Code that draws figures

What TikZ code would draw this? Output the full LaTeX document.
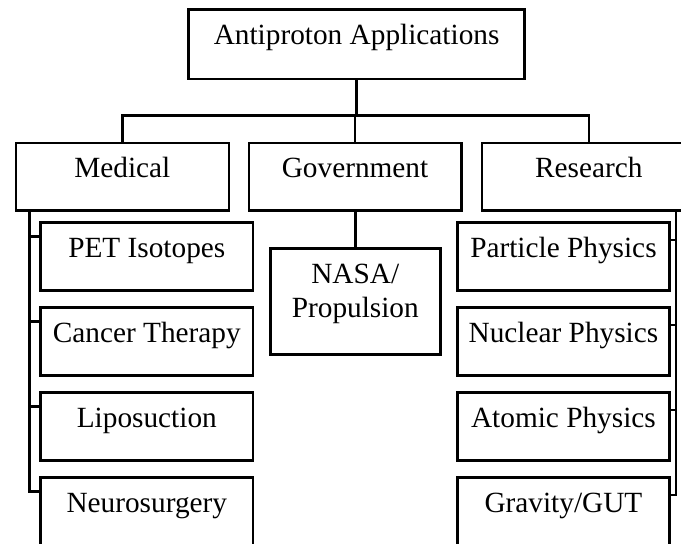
\documentclass[tikz,border=0pt]{standalone}
\usepackage{fontspec}
\setmainfont{Liberation Serif}
\begin{document}
\begin{tikzpicture}[x=1pt,y=-1pt,
  box/.style={draw, line width=2.6pt, rectangle, inner sep=0pt, anchor=north west,
    text height=34.5pt, text depth=33.5pt, align=center,
    font=\fontsize{29.3}{34.3}\selectfont},
  conn/.style={line width=2.6pt}]
\clip (0,0) rectangle (681,544);
\fill[white] (0,0) rectangle (681,544);
% top
\node[box, minimum width=336pt, text depth=34.9pt] (root) at (187.3,8.3) {Antiproton Applications};
% second level
\node[box, minimum width=213pt, text depth=33.3pt] (med) at (14.5,141.5) {Medical};
\node[box, minimum width=212.5pt, text depth=33.3pt] (gov) at (247.5,141.5) {Government};
\node[box, minimum width=214pt, text depth=33.3pt] (res) at (480.5,141.5) {Research};
% government child
\node[box, minimum width=170pt, text height=68.8pt, text depth=37.2pt] (nasa) at (269,247.3) {NASA/\\Propulsion};
% medical children
\node[box, minimum width=212.4pt] (pet) at (39.3,221.3) {PET Isotopes};
\node[box, minimum width=212.4pt] (can) at (39.3,306.3) {Cancer Therapy};
\node[box, minimum width=212.4pt] (lip) at (39.3,391.3) {Liposuction};
\node[box, minimum width=212.4pt] (neu) at (39.3,476.3) {Neurosurgery};
% research children
\node[box, minimum width=212.3pt] (par) at (456,221.3) {Particle Physics};
\node[box, minimum width=212.3pt] (nuc) at (456,306.3) {Nuclear Physics};
\node[box, minimum width=212.3pt] (ato) at (456,391.3) {Atomic Physics};
\node[box, minimum width=212.3pt] (gra) at (456,476.3) {Gravity/GUT};
% bus
\coordinate (bus) at (0,115.7);
\coordinate (ls) at (29.3,0);
\coordinate (rs) at (676,0);
\draw[conn] (root.south) -- (root.south |- bus);
\draw[conn] (med.north) -- (med.north |- bus) -| (res.north);
\draw[conn] (gov.north) -- (gov.north |- bus);
\draw[conn] (gov.south -| nasa.north) -- (nasa.north);
% left spine
\draw[conn] (med.south -| ls) |- ([yshift=-15.4pt]neu.north west);
\foreach \n in {pet,can,lip}
  \draw[conn] ([yshift=-15.4pt]\n.north west) -- ([yshift=-15.4pt]\n.north west -| ls);
% right spine
\draw[conn] (res.south -| rs) |- ([yshift=-18.7pt]gra.north east);
\foreach \n in {par,nuc,ato}
  \draw[conn] ([yshift=-18.7pt]\n.north east) -- ([yshift=-18.7pt]\n.north east -| rs);
\end{tikzpicture}
\end{document}
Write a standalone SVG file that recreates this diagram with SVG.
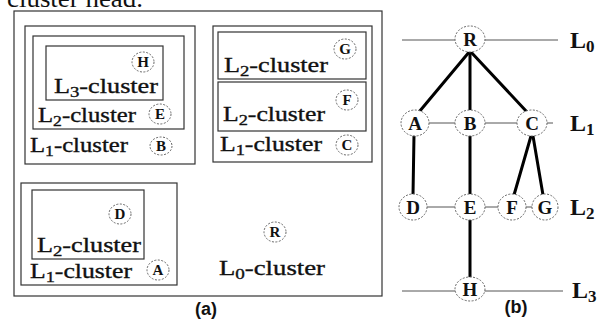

**THE TASK:**
Reproduce each line word for word and drop the pictures.

**RESULT FOR THIS TASK:**
What TikZ code would draw this? Output the full LaTeX document.
\documentclass[tikz,border=0pt]{standalone}
\usepackage{fontspec}
\setmainfont{Liberation Serif}
\begin{document}
\begin{tikzpicture}[x=1pt,y=-1pt,
  box/.style={draw, line width=2.6pt, rectangle, inner sep=0pt, anchor=north west,
    text height=34.5pt, text depth=33.5pt, align=center,
    font=\fontsize{29.3}{34.3}\selectfont},
  conn/.style={line width=2.6pt}]
\clip (0,0) rectangle (681,544);
\fill[white] (0,0) rectangle (681,544);
% top
\node[box, minimum width=336pt, text depth=34.9pt] (root) at (187.3,8.3) {Antiproton Applications};
% second level
\node[box, minimum width=213pt, text depth=33.3pt] (med) at (14.5,141.5) {Medical};
\node[box, minimum width=212.5pt, text depth=33.3pt] (gov) at (247.5,141.5) {Government};
\node[box, minimum width=214pt, text depth=33.3pt] (res) at (480.5,141.5) {Research};
% government child
\node[box, minimum width=170pt, text height=68.8pt, text depth=37.2pt] (nasa) at (269,247.3) {NASA/\\Propulsion};
% medical children
\node[box, minimum width=212.4pt] (pet) at (39.3,221.3) {PET Isotopes};
\node[box, minimum width=212.4pt] (can) at (39.3,306.3) {Cancer Therapy};
\node[box, minimum width=212.4pt] (lip) at (39.3,391.3) {Liposuction};
\node[box, minimum width=212.4pt] (neu) at (39.3,476.3) {Neurosurgery};
% research children
\node[box, minimum width=212.3pt] (par) at (456,221.3) {Particle Physics};
\node[box, minimum width=212.3pt] (nuc) at (456,306.3) {Nuclear Physics};
\node[box, minimum width=212.3pt] (ato) at (456,391.3) {Atomic Physics};
\node[box, minimum width=212.3pt] (gra) at (456,476.3) {Gravity/GUT};
% bus
\coordinate (bus) at (0,115.7);
\coordinate (ls) at (29.3,0);
\coordinate (rs) at (676,0);
\draw[conn] (root.south) -- (root.south |- bus);
\draw[conn] (med.north) -- (med.north |- bus) -| (res.north);
\draw[conn] (gov.north) -- (gov.north |- bus);
\draw[conn] (gov.south -| nasa.north) -- (nasa.north);
% left spine
\draw[conn] (med.south -| ls) |- ([yshift=-15.4pt]neu.north west);
\foreach \n in {pet,can,lip}
  \draw[conn] ([yshift=-15.4pt]\n.north west) -- ([yshift=-15.4pt]\n.north west -| ls);
% right spine
\draw[conn] (res.south -| rs) |- ([yshift=-18.7pt]gra.north east);
\foreach \n in {par,nuc,ato}
  \draw[conn] ([yshift=-18.7pt]\n.north east) -- ([yshift=-18.7pt]\n.north east -| rs);
\end{tikzpicture}
\end{document}
Write a standalone SVG file that recreates this diagram with SVG.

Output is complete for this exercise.